Jakarta — Setelah peristiwa longsor besar yang mengguncang tambang Grasberg di Papua pada September lalu, Kementerian Energi dan Sumber Daya Mineral (ESDM) akhirnya turun tangan secara serius. Pemerintah kini tengah melakukan evaluasi menyeluruh terhadap kelanjutan operasional PT Freeport Indonesia, salah satu tambang tembaga dan emas terbesar di dunia.
Direktur Jenderal Mineral dan Batubara, Bambang Susigit, menjelaskan bahwa kegiatan tambang sementara dibatasi demi memastikan keselamatan pekerja dan keberlanjutan lingkungan. Ia menegaskan bahwa keputusan untuk melanjutkan operasi hanya akan diambil setelah hasil investigasi teknis selesai dan seluruh aspek keamanan memenuhi standar baru.
“Kami tidak ingin tragedi serupa terulang. Ini bukan semata soal produksi, tapi tentang nyawa dan kelestarian,” ujar Bambang di Jakarta, Senin (11/11).
Insiden longsor yang menelan korban jiwa dan menyebabkan kerusakan besar pada fasilitas produksi itu memicu desakan dari berbagai pihak — mulai dari aktivis lingkungan, akademisi, hingga masyarakat Papua — agar pemerintah meninjau kembali model operasi tambang besar di kawasan rawan geoteknik.
Freeport sendiri telah mengirim tim khusus untuk meninjau stabilitas lereng dan sistem drainase di area tambang bawah tanah. Selain itu, perusahaan juga berjanji memperketat sistem peringatan dini (early warning system) untuk mendeteksi potensi pergerakan tanah.
Namun, sebagian pengamat menilai langkah ini tidak cukup. Mereka menyoroti ketergantungan ekonomi daerah terhadap Freeport dan menuntut adanya transparansi lebih tinggi terkait hasil audit lingkungan serta perlakuan terhadap pekerja lokal.

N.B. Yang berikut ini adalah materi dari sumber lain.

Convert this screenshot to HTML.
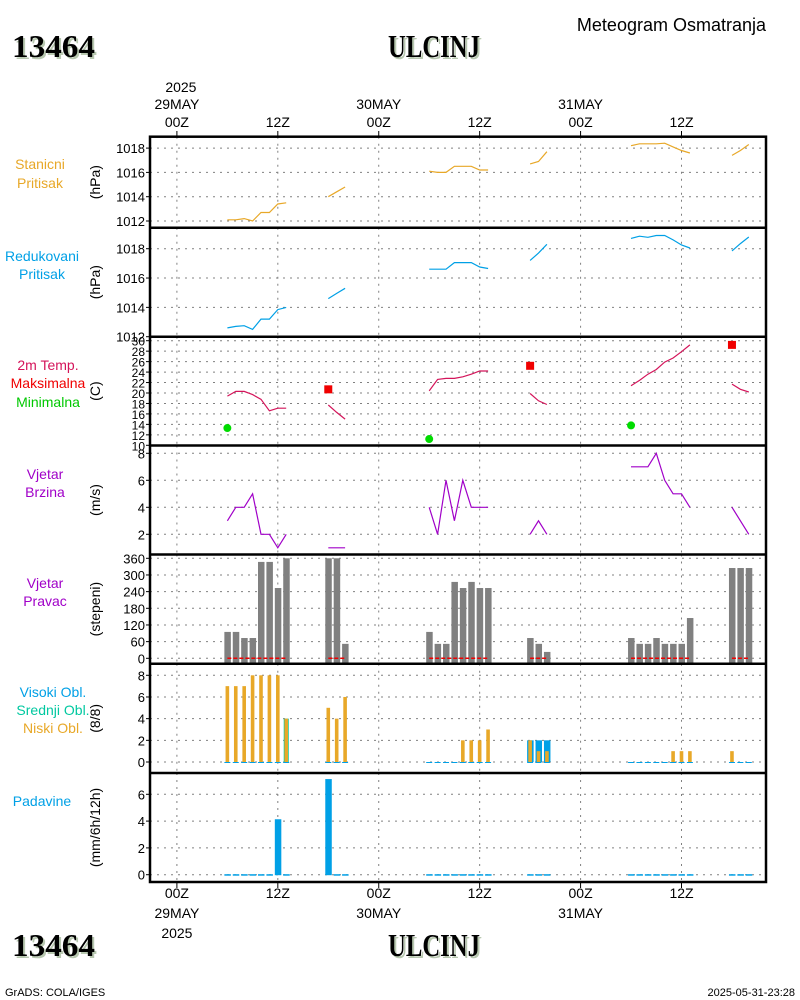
<!DOCTYPE html>
<html><head><meta charset="utf-8"><style>
html,body{margin:0;padding:0;background:#fff;}
svg{display:block;font-family:"Liberation Sans",sans-serif;}
.t{font-family:"Liberation Sans",sans-serif;font-size:14px;}
.big{font-family:"Liberation Serif",serif;font-weight:bold;font-size:32px;}
</style></head><body>
<svg id="chart" width="800" height="1000" viewBox="0 0 800 1000" xmlns="http://www.w3.org/2000/svg">
<g>
<text x="14" y="59" class="big" fill="#b8c8b0" textLength="83" lengthAdjust="spacingAndGlyphs">13464</text>
<text x="12" y="57" class="big" fill="#000" textLength="83" lengthAdjust="spacingAndGlyphs">13464</text>
<text x="390" y="59" class="big" fill="#b8c8b0" textLength="92" lengthAdjust="spacingAndGlyphs">ULCINJ</text>
<text x="388" y="57" class="big" fill="#000" textLength="92" lengthAdjust="spacingAndGlyphs">ULCINJ</text>
<text x="766" y="31" class="t" text-anchor="end" style="font-size:18px">Meteogram Osmatranja</text>
<text x="14" y="958" class="big" fill="#b8c8b0" textLength="83" lengthAdjust="spacingAndGlyphs">13464</text>
<text x="12" y="956" class="big" fill="#000" textLength="83" lengthAdjust="spacingAndGlyphs">13464</text>
<text x="390" y="958" class="big" fill="#b8c8b0" textLength="92" lengthAdjust="spacingAndGlyphs">ULCINJ</text>
<text x="388" y="956" class="big" fill="#000" textLength="92" lengthAdjust="spacingAndGlyphs">ULCINJ</text>
<text x="5" y="996" style="font-size:11px" class="t">GrADS: COLA/IGES</text>
<text x="795" y="996" style="font-size:11px" class="t" text-anchor="end">2025-05-31-23:28</text>
</g>
<g class="t" text-anchor="middle">
<text x="40" y="169" fill="#e8a828" class="t">Stanicni</text>
<text x="40" y="188" fill="#e8a828" class="t">Pritisak</text>
<text x="42" y="261" fill="#00a0e6" class="t">Redukovani</text>
<text x="42" y="279" fill="#00a0e6" class="t">Pritisak</text>
<text x="48" y="370" fill="#d4145a" class="t">2m Temp.</text>
<text x="48" y="388" fill="#f00000" class="t">Maksimalna</text>
<text x="48" y="407" fill="#00c800" class="t">Minimalna</text>
<text x="45" y="479" fill="#a000c8" class="t">Vjetar</text>
<text x="45" y="497" fill="#a000c8" class="t">Brzina</text>
<text x="45" y="588" fill="#a000c8" class="t">Vjetar</text>
<text x="45" y="606" fill="#a000c8" class="t">Pravac</text>
<text x="53" y="697" fill="#00a0e6" class="t">Visoki Obl.</text>
<text x="53" y="715" fill="#00c8a0" class="t">Srednji Obl.</text>
<text x="53" y="733" fill="#e8a828" class="t">Niski Obl.</text>
<text x="42" y="806" fill="#00a0e6" class="t">Padavine</text>
</g>
<g id="plot"></g>
</svg>
<script>
const hours=[6,7,8,9,10,11,12,13,18,19,20,30,31,32,33,34,35,36,37,42,43,44,54,55,56,57,58,59,60,61,66,67,68];
const stationP=[1012.1,1012.1,1012.2,1012.0,1012.7,1012.7,1013.4,1013.5,1014.0,1014.4,1014.8,1016.1,1016.0,1016.0,1016.5,1016.5,1016.5,1016.2,1016.2,1016.7,1016.9,1017.7,1018.2,1018.35,1018.35,1018.35,1018.4,1018.1,1017.8,1017.6,1017.4,1017.8,1018.3];
const reducedP=[1012.6,1012.7,1012.75,1012.5,1013.2,1013.2,1013.85,1014.0,1014.6,1014.95,1015.3,1016.6,1016.6,1016.6,1017.05,1017.05,1017.05,1016.75,1016.65,1017.2,1017.7,1018.3,1018.7,1018.85,1018.78,1018.9,1018.9,1018.6,1018.25,1018.05,1017.85,1018.35,1018.8];
const temp=[19.4,20.3,20.3,19.7,18.8,16.6,17.1,17.1,17.7,16.3,15.0,20.4,22.6,22.8,22.8,23.1,23.6,24.2,24.2,19.9,18.5,17.8,21.4,22.4,23.6,24.5,25.9,26.7,27.9,29.2,21.7,20.7,20.2];
const maxHours=[18,42,66];
const maxTemp=[20.7,25.2,29.2];
const minHours=[6,30,54];
const minTemp=[13.3,11.2,13.8];
const windSpeed=[3,4,4,5,2,2,1,2,1,1,1,4,2,6,3,6,4,4,4,2,3,2,7,7,7,8,6,5,5,4,4,3,2];
const windDir=[95,95,73,73,347,347,253,360,360,360,52,95,52,52,275,253,275,253,253,73,52,23,73,52,52,73,52,52,52,145,325,325,325];
const cloudLow=[7,7,7,8,8,8,8,4,5,4,6,0,0,0,0,2,2,2,3,2,1,1,0,0,0,0,0,1,1,1,1,0,0];
const cloudMid=[0,0,0,0,0,0,0,4,0,0,0,0,0,0,0,0,0,0,0,0,0,0,0,0,0,0,0,0,0,0,0,0,0];
const cloudHigh=[0,0,0,0,0,0,0,0,0,0,0,0,0,0,0,0,0,0,0,2,2,2,0,0,0,0,0,0,0,0,0,0,0];
const precip=[0,0,0,0,0,0,4.1,0,7.1,0,0,0,0,0,0,0,0,0,0,0,0,0,0,0,0,0,0,0,0,0,0,0,0];
const gridHours=[0,12,24,36,48,60];
const timeLabels=["00Z","12Z","00Z","12Z","00Z","12Z"];
const dayLabels=["29MAY","","30MAY","","31MAY",""];
const pTicks1=[1012,1014,1016,1018];
const pTicks2=[1012,1014,1016,1018];
const tTicks=[10,12,14,16,18,20,22,24,26,28,30];
const wsTicks=[2,4,6,8];
const wdTicks=[0,60,120,180,240,300,360];
const clTicks=[0,2,4,6,8];
const prTicks=[0,2,4,6];

const NS="http://www.w3.org/2000/svg";
const root=document.getElementById('plot');
const L=150,R=766;
const X=h=>176.9+h*8.41;
function mk(tag,attrs,parent){const e=document.createElementNS(NS,tag);for(const k in attrs)e.setAttribute(k,attrs[k]);(parent||root).appendChild(e);return e;}
function lin(v0,y0,v1,y1){return v=>y0+(v-v0)*(y1-y0)/(v1-v0);}
const panels=[
 {name:'station-pressure',top:136.7,bot:227.7,y:lin(1012,221,1018,148.1),ticks:pTicks1,grid:[1012,1014,1016,1018],title:'(hPa)'},
 {name:'reduced-pressure',top:227.7,bot:336.7,y:lin(1012,336.7,1018,248.7),ticks:pTicks2,grid:[1014,1016,1018],title:'(hPa)'},
 {name:'temperature',top:336.7,bot:445.5,y:lin(10,445.3,30,340.7),ticks:tTicks,grid:[12,14,16,18,20,22,24,26,28,30],title:'(C)'},
 {name:'wind-speed',top:445.5,bot:554.5,y:lin(2,534.3,8,453.3),ticks:wsTicks,grid:wsTicks,title:'(m/s)'},
 {name:'wind-direction',top:554.5,bot:663.7,y:lin(0,658.3,360,558.3),ticks:wdTicks,grid:wdTicks,title:'(stepeni)'},
 {name:'cloud-cover',top:663.7,bot:773,y:lin(0,762,8,675.3),ticks:clTicks,grid:clTicks,title:'(8/8)'},
 {name:'precipitation',top:773,bot:882,y:lin(0,874.7,6,794.3),ticks:prTicks,grid:prTicks,title:'(mm/6h/12h)'}
];
panels.forEach(p=>{
 const g=mk('g',{});
 
 
 p.g=g;
 const clip=mk('clipPath',{id:'c-'+p.name},g);
 mk('rect',{x:L,y:p.top,width:R-L,height:p.bot-p.top},clip);
 gridHours.forEach(h=>{const l=mk('line',{x1:X(h),x2:X(h),y1:p.top,y2:p.bot,stroke:'#808080','stroke-width':1,'stroke-dasharray':'2,5'},g);
  });
 p.grid.forEach(v=>{const l=mk('line',{x1:L,x2:R,y1:p.y(v),y2:p.y(v),stroke:'#808080','stroke-width':1,'stroke-dasharray':'2,5'},g);
  });
 const fs=p.name==='temperature'?'12px':'13px';
 p.ticks.forEach(v=>{const yy=p.y(v);
  const tk=mk('line',{x1:L-4,x2:L,y1:yy,y2:yy,stroke:'#000','stroke-width':1},g);
  
  const t=mk('text',{x:L-5,y:yy+5,'text-anchor':'end',class:'t',style:'font-size:'+fs},g);
  t.textContent=v;});
 const tt=mk('text',{x:0,y:0,transform:'translate(100,'+((p.top+p.bot)/2)+') rotate(-90)','text-anchor':'middle',class:'t'},g);
 tt.textContent=p.title;
 p.cg=mk('g',{'clip-path':'url(#c-'+p.name+')'},g);
});
function segments(){const segs=[];let cur=[];hours.forEach((h,i)=>{if(cur.length&&h-hours[cur[cur.length-1]]>1){segs.push(cur);cur=[];}cur.push(i);});segs.push(cur);return segs;}
function lineSeries(p,vals,color,name){segments().forEach(s=>{const pts=s.map(i=>X(hours[i]).toFixed(1)+','+p.y(vals[i]).toFixed(1)).join(' ');
 const pl=mk('polyline',{points:pts,fill:'none',stroke:color,'stroke-width':1.2},p.cg);
 });}
lineSeries(panels[0],stationP,'#e8a828','station-pressure-line');
lineSeries(panels[1],reducedP,'#00a0e6','reduced-pressure-line');
lineSeries(panels[2],temp,'#d4145a','temperature-line');
lineSeries(panels[3],windSpeed,'#a000c8','wind-speed-line');
const pt=panels[2];
maxHours.forEach((h,i)=>{const r=mk('rect',{x:X(h)-4,y:pt.y(maxTemp[i])-4,width:8,height:8,fill:'#f00000'},pt.cg);
 });
minHours.forEach((h,i)=>{const c=mk('circle',{cx:X(h),cy:pt.y(minTemp[i]),r:4,fill:'#00dc00'},pt.cg);
 });
const pw=panels[4];
hours.forEach((h,i)=>{const y0=pw.y(0),y1=pw.y(windDir[i]);
 const b=mk('rect',{x:X(h)-3,y:y1,width:6.5,height:y0-y1+5,fill:'#808080'},pw.cg);
 });
segments().forEach(s=>{const l=mk('line',{x1:X(hours[s[0]]),x2:X(hours[s[s.length-1]]),y1:pw.y(0),y2:pw.y(0),stroke:'#f00000','stroke-width':1.5,'stroke-dasharray':'4,2'},pw.cg);
 });
const pc=panels[5];
hours.forEach((h,i)=>{const y0=pc.y(0);
 if(cloudHigh[i]>0){const b=mk('rect',{x:X(h)-3,y:pc.y(cloudHigh[i]),width:6.5,height:y0-pc.y(cloudHigh[i]),fill:'#00a0e6'},pc.cg);
  }
 if(cloudMid[i]>0){const b=mk('rect',{x:X(h)-2.5,y:pc.y(cloudMid[i]),width:5,height:y0-pc.y(cloudMid[i]),fill:'#00c8a0'},pc.cg);
  }
 const v=cloudLow[i];
 const b=mk('rect',{x:X(h)-1.8,y:pc.y(v),width:3.6,height:Math.max(1,y0-pc.y(v)),fill:'#e8a828'},pc.cg);
 
 const z=mk('line',{x1:X(h)-3,x2:X(h)+3,y1:y0+0.5,y2:y0+0.5,stroke:'#00a0e6','stroke-width':1},pc.cg);
 
});
const pp=panels[6];
hours.forEach((h,i)=>{const y0=pp.y(0),y1=pp.y(precip[i]);
 const b=mk('rect',{x:X(h)-3,y:y1-0.5,width:6.5,height:Math.max(1.5,y0-y1+1),fill:'#00a0e6'},pp.cg);
 });
panels.forEach((p,i)=>{if(i>0){const l=mk('line',{x1:L,x2:R,y1:p.top,y2:p.top,stroke:'#000','stroke-width':2.5});
 }});
const fr=mk('rect',{x:L,y:136.7,width:R-L,height:882-136.7,fill:'none',stroke:'#000','stroke-width':2.5});

gridHours.forEach((h,i)=>{const x=X(h);
 const t1=mk('line',{x1:x,x2:x,y1:131,y2:137,stroke:'#000'});
 const t2=mk('line',{x1:x,x2:x,y1:882,y2:888,stroke:'#000'});
 const a=mk('text',{x:x,y:127,'text-anchor':'middle',class:'t'});a.textContent=timeLabels[i];
 const b=mk('text',{x:x,y:898,'text-anchor':'middle',class:'t'});b.textContent=timeLabels[i];
 if(dayLabels[i]){const c=mk('text',{x:x,y:109,'text-anchor':'middle',class:'t'});c.textContent=dayLabels[i];
  const d=mk('text',{x:x,y:918,'text-anchor':'middle',class:'t'});d.textContent=dayLabels[i];}
});
const y1=mk('text',{x:X(0)+4,y:92,'text-anchor':'middle',class:'t'});y1.textContent='2025';
const y2=mk('text',{x:X(0),y:938,'text-anchor':'middle',class:'t'});y2.textContent='2025';
</script>
</body></html>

Tragedi di Grasberg bukan hanya soal tambang yang berhenti, tapi juga tentang bagaimana Indonesia menyeimbangkan antara kebutuhan ekonomi dan tanggung jawab ekologis. Pemerintah dihadapkan pada pilihan sulit: menjaga keberlanjutan industri tambang atau menegakkan batas demi keselamatan dan bumi Papua yang terus terluka.